At a time when magazines need to create content for a variety of platforms, the old culture of operating in silos can’t continue, said Hearst Magazines president David Carey.
“We have to set aside long-held orthodoxies and come together to create great content,” said Carey, who spoke at Adweek’s NexTech Summit on May 1, part of the digital NewFronts .
Carey ticked off a few examples of that content that Hearst has been involved with, from Cosmopolitan’s app for guys to tablet edition subscriptions to Hello Style , Hearst’s new women’s lifestyle channel on YouTube.
“It used to be editors and publishers were involved with three revenue streams,” he said with pride, referring to advertising, subscriptions and single-copy sales. “Now, it’s probably nine.”
Getting back to Hello Style, Carey singled out one of the shows on the channel as a great example of how Hearst’s brands can translate to video.

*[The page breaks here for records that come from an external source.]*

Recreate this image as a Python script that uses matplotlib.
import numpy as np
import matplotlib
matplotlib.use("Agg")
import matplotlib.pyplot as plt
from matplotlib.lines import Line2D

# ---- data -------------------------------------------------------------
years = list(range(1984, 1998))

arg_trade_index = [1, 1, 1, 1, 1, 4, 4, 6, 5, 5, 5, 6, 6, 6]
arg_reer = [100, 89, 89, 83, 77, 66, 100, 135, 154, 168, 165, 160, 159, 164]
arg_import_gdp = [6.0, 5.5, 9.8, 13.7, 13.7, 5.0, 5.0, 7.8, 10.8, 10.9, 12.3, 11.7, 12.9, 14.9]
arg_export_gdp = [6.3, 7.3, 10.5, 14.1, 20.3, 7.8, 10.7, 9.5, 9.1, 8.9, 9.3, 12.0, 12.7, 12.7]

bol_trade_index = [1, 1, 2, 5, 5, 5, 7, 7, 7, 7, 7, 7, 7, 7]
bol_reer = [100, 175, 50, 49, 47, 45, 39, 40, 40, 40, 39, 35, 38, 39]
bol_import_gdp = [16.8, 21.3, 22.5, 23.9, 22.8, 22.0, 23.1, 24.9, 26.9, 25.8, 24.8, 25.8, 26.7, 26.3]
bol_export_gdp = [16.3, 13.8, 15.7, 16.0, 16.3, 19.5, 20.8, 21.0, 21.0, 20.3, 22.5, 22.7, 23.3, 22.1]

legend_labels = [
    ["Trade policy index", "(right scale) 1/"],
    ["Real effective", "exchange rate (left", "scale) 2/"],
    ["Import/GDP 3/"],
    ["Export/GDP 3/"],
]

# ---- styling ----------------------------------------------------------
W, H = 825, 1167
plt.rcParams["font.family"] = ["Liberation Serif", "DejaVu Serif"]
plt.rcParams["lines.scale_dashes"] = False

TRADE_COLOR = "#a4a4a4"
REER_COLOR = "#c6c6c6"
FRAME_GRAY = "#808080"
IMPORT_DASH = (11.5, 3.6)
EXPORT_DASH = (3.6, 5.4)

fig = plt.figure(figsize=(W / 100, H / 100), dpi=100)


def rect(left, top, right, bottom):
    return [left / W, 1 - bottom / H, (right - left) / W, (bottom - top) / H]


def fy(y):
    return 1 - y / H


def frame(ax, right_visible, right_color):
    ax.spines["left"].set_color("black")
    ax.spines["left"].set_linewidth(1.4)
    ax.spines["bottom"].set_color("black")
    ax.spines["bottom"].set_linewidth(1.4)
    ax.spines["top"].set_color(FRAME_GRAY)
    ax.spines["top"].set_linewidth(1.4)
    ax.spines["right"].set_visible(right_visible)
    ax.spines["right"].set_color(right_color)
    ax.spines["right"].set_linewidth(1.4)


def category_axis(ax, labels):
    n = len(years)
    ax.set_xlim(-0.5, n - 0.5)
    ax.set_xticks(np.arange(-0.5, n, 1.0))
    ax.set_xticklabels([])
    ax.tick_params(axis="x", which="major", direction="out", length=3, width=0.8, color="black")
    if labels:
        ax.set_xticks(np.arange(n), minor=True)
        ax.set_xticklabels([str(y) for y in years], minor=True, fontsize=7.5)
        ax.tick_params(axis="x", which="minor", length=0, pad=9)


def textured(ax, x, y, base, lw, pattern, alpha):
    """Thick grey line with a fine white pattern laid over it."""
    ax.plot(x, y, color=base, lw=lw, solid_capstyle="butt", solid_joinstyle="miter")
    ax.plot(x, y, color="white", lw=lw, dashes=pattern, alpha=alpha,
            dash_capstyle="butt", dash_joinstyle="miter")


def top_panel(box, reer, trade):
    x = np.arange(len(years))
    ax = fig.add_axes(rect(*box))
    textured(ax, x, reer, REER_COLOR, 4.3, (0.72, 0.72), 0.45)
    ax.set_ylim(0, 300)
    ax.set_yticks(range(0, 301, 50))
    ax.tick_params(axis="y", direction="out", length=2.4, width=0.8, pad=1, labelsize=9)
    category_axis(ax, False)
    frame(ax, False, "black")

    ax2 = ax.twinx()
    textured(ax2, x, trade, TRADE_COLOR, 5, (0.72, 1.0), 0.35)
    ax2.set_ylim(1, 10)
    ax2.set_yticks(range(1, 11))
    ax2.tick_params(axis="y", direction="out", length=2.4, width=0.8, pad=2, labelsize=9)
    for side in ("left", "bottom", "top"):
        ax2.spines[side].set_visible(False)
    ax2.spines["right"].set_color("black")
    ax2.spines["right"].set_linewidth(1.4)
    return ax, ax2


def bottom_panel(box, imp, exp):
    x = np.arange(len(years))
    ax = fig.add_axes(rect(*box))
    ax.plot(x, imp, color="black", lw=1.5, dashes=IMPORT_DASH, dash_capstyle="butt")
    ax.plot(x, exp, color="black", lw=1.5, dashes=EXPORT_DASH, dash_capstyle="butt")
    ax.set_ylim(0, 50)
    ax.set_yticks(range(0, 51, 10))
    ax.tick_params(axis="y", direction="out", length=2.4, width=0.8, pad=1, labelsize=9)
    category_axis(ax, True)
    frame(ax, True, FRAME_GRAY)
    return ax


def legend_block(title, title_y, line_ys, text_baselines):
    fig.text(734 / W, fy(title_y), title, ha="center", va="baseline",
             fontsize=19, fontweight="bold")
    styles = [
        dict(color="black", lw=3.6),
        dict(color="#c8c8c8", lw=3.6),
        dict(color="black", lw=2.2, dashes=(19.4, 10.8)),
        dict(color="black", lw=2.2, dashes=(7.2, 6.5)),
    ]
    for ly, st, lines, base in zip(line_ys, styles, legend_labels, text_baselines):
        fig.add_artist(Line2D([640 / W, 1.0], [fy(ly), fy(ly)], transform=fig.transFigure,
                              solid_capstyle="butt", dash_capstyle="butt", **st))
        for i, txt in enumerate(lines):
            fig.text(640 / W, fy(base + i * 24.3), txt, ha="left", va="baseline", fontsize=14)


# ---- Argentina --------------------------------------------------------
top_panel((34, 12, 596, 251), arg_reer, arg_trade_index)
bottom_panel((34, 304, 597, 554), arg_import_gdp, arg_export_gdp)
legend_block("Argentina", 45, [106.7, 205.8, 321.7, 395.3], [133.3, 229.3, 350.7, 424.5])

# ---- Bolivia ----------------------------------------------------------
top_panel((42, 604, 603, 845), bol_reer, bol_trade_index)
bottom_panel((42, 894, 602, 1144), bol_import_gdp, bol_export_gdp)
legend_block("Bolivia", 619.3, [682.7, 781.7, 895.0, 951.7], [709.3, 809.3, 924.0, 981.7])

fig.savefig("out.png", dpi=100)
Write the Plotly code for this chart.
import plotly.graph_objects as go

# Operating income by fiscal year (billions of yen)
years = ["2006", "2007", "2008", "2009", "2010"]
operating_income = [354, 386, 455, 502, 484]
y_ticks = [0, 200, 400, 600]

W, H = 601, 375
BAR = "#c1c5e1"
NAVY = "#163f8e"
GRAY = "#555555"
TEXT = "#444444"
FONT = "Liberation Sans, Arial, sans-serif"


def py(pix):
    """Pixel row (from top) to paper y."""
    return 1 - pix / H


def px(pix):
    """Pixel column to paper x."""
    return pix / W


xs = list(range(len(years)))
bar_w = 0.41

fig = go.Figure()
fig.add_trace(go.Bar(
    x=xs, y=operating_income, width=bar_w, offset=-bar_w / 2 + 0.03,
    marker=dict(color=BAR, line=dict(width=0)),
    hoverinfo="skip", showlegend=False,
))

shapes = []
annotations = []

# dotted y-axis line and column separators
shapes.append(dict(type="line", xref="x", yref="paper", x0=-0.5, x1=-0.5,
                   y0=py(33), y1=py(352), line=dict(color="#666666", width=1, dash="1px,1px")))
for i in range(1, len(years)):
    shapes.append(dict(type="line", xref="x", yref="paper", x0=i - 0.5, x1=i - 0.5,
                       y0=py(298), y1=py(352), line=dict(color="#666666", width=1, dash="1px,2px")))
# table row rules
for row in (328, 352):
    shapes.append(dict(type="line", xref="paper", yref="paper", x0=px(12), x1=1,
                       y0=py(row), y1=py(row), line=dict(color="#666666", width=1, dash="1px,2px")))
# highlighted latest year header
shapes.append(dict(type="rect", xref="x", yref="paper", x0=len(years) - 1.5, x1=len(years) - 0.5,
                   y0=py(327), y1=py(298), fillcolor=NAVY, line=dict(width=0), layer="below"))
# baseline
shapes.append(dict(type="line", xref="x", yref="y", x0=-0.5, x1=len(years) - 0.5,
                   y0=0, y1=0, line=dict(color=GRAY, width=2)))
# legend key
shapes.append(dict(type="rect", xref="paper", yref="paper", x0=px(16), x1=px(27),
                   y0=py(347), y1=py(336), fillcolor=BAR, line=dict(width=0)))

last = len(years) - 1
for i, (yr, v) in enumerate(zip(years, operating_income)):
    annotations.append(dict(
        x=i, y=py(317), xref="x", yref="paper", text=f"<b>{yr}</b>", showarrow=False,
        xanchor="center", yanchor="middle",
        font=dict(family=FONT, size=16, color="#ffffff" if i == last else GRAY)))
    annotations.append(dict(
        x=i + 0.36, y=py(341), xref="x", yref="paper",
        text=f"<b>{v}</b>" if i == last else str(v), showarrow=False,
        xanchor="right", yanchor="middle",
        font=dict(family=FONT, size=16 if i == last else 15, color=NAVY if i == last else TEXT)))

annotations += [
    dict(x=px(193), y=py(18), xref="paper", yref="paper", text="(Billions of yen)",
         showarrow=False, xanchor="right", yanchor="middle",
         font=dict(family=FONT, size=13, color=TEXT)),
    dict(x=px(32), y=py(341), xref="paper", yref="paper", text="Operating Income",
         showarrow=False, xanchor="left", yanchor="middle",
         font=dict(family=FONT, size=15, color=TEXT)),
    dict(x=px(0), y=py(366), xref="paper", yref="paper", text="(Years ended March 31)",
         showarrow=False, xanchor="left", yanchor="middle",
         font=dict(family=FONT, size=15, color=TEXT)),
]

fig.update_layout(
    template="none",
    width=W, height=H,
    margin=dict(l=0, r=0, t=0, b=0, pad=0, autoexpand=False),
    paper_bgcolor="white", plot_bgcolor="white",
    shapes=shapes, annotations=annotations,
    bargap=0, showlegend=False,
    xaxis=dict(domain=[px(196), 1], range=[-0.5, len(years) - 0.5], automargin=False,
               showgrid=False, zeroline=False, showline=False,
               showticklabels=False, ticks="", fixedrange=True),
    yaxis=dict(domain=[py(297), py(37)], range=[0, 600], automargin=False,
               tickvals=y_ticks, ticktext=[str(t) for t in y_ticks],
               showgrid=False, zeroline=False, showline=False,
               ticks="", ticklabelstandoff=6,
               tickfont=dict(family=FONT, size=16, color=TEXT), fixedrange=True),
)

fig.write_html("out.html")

“If you look at the content, ‘Sexy vs. Skanky’ for Cosmo is great fun,” he effused.
Not that the work ends once all that content is created. One of the challenges facing content developers is making sure their product gets seen—an issue for tablet apps and more recently all the new original content channels that are starting to populate YouTube. If you're not one of a tablet's highly promoted apps, for example, Carey said, "you're almost invisible." He added quickly, "The manufacturers are listening to us. They're all good partners."